start Recorded information

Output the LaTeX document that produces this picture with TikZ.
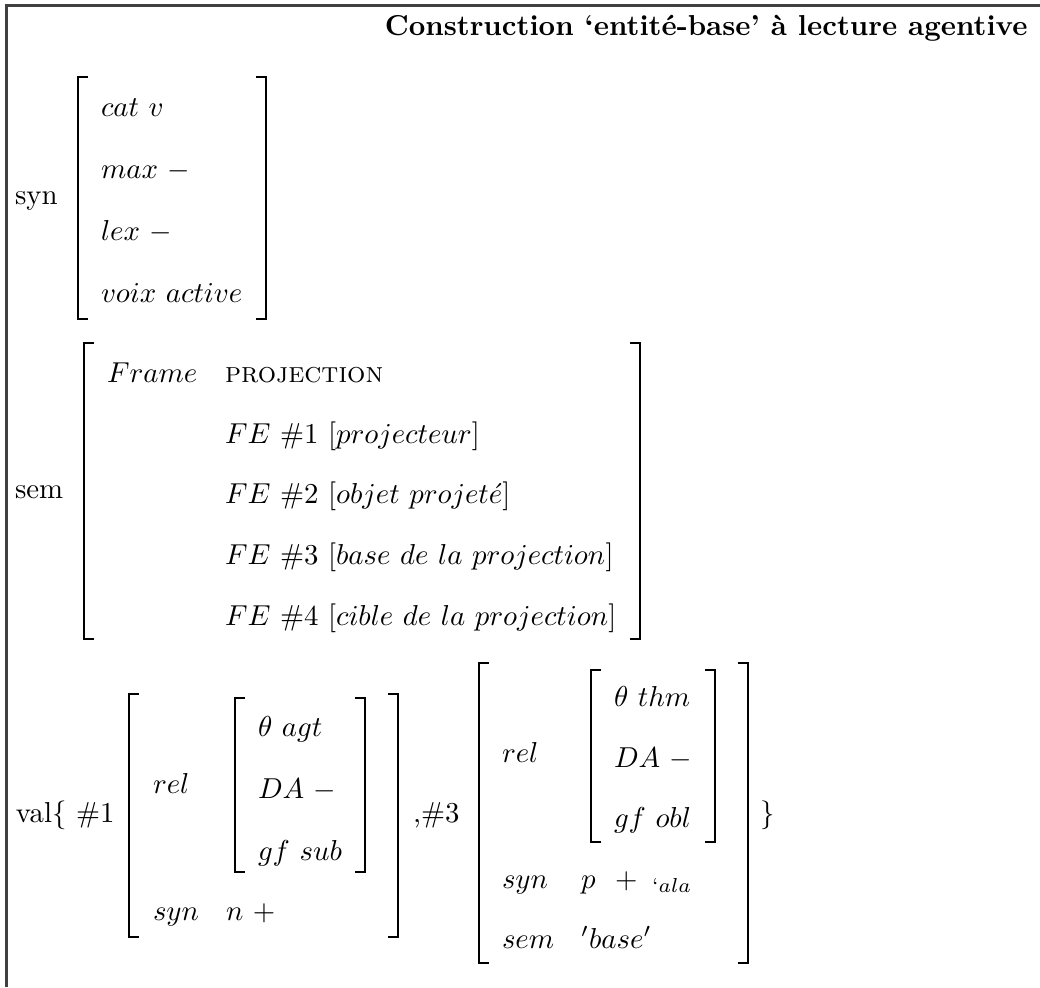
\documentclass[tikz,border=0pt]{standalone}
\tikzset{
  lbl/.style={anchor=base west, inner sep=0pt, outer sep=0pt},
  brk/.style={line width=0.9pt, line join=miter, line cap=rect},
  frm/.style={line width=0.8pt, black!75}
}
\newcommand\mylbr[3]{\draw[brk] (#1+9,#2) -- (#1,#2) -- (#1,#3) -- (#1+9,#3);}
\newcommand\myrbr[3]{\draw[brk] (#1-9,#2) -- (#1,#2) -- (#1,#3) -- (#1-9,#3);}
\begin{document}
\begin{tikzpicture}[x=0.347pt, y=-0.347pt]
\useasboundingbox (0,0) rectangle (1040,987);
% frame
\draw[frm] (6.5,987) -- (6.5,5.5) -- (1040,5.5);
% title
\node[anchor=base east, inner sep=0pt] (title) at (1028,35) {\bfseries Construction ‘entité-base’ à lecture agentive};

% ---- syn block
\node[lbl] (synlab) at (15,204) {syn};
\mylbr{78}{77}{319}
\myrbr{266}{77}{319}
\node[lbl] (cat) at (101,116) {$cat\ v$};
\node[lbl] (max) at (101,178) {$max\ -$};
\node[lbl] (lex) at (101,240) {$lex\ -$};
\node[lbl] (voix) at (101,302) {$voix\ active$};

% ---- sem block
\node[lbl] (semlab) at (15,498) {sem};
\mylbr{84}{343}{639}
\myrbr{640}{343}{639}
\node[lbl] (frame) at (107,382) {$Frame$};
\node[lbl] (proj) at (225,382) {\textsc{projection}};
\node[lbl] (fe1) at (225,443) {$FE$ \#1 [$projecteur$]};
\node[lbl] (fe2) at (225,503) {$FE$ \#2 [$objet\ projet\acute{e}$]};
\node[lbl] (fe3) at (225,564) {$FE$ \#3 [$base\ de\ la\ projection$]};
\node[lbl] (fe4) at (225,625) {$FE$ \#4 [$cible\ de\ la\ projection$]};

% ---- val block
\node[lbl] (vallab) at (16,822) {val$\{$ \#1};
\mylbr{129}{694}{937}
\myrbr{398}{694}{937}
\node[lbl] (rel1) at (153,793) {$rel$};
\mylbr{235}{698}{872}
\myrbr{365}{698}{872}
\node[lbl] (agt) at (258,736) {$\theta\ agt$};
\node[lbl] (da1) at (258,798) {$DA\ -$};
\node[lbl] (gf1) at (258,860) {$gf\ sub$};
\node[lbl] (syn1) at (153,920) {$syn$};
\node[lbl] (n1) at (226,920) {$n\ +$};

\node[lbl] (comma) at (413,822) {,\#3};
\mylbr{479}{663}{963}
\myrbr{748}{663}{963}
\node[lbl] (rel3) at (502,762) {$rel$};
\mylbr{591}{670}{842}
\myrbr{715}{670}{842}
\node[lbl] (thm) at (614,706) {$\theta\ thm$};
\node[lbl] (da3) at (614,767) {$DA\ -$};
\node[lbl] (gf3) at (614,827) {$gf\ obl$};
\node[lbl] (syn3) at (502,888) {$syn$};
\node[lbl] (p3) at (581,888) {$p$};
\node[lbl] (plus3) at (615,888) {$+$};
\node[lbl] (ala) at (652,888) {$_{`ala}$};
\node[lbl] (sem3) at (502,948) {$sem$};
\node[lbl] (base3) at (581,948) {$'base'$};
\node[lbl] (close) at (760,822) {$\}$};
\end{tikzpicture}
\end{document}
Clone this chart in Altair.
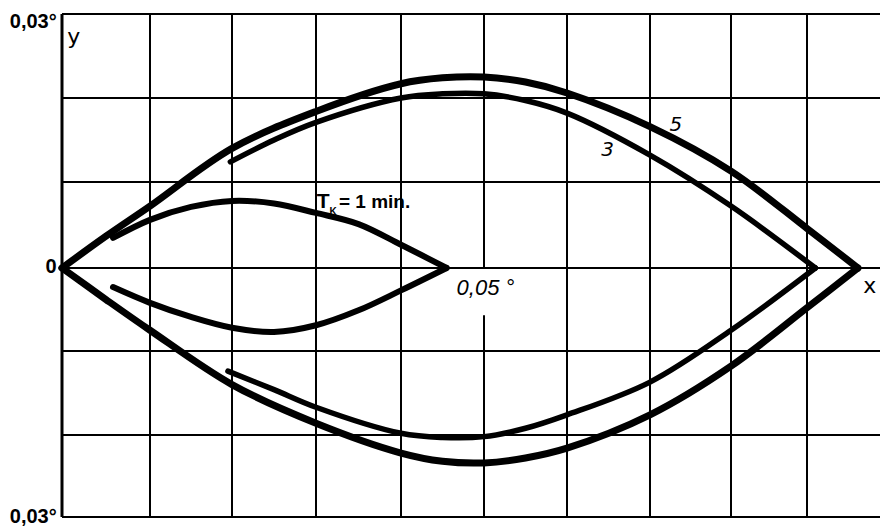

end Recorded information

Required work - All entries are to be retyped exactly. Omit any embedded images.

Task answer -
Output the LaTeX document that produces this picture with TikZ.
\documentclass[tikz,border=0pt]{standalone}
\tikzset{
  lbl/.style={anchor=base west, inner sep=0pt, outer sep=0pt},
  brk/.style={line width=0.9pt, line join=miter, line cap=rect},
  frm/.style={line width=0.8pt, black!75}
}
\newcommand\mylbr[3]{\draw[brk] (#1+9,#2) -- (#1,#2) -- (#1,#3) -- (#1+9,#3);}
\newcommand\myrbr[3]{\draw[brk] (#1-9,#2) -- (#1,#2) -- (#1,#3) -- (#1-9,#3);}
\begin{document}
\begin{tikzpicture}[x=0.347pt, y=-0.347pt]
\useasboundingbox (0,0) rectangle (1040,987);
% frame
\draw[frm] (6.5,987) -- (6.5,5.5) -- (1040,5.5);
% title
\node[anchor=base east, inner sep=0pt] (title) at (1028,35) {\bfseries Construction ‘entité-base’ à lecture agentive};

% ---- syn block
\node[lbl] (synlab) at (15,204) {syn};
\mylbr{78}{77}{319}
\myrbr{266}{77}{319}
\node[lbl] (cat) at (101,116) {$cat\ v$};
\node[lbl] (max) at (101,178) {$max\ -$};
\node[lbl] (lex) at (101,240) {$lex\ -$};
\node[lbl] (voix) at (101,302) {$voix\ active$};

% ---- sem block
\node[lbl] (semlab) at (15,498) {sem};
\mylbr{84}{343}{639}
\myrbr{640}{343}{639}
\node[lbl] (frame) at (107,382) {$Frame$};
\node[lbl] (proj) at (225,382) {\textsc{projection}};
\node[lbl] (fe1) at (225,443) {$FE$ \#1 [$projecteur$]};
\node[lbl] (fe2) at (225,503) {$FE$ \#2 [$objet\ projet\acute{e}$]};
\node[lbl] (fe3) at (225,564) {$FE$ \#3 [$base\ de\ la\ projection$]};
\node[lbl] (fe4) at (225,625) {$FE$ \#4 [$cible\ de\ la\ projection$]};

% ---- val block
\node[lbl] (vallab) at (16,822) {val$\{$ \#1};
\mylbr{129}{694}{937}
\myrbr{398}{694}{937}
\node[lbl] (rel1) at (153,793) {$rel$};
\mylbr{235}{698}{872}
\myrbr{365}{698}{872}
\node[lbl] (agt) at (258,736) {$\theta\ agt$};
\node[lbl] (da1) at (258,798) {$DA\ -$};
\node[lbl] (gf1) at (258,860) {$gf\ sub$};
\node[lbl] (syn1) at (153,920) {$syn$};
\node[lbl] (n1) at (226,920) {$n\ +$};

\node[lbl] (comma) at (413,822) {,\#3};
\mylbr{479}{663}{963}
\myrbr{748}{663}{963}
\node[lbl] (rel3) at (502,762) {$rel$};
\mylbr{591}{670}{842}
\myrbr{715}{670}{842}
\node[lbl] (thm) at (614,706) {$\theta\ thm$};
\node[lbl] (da3) at (614,767) {$DA\ -$};
\node[lbl] (gf3) at (614,827) {$gf\ obl$};
\node[lbl] (syn3) at (502,888) {$syn$};
\node[lbl] (p3) at (581,888) {$p$};
\node[lbl] (plus3) at (615,888) {$+$};
\node[lbl] (ala) at (652,888) {$_{`ala}$};
\node[lbl] (sem3) at (502,948) {$sem$};
\node[lbl] (base3) at (581,948) {$'base'$};
\node[lbl] (close) at (760,822) {$\}$};
\end{tikzpicture}
\end{document}
Clone this chart in Altair.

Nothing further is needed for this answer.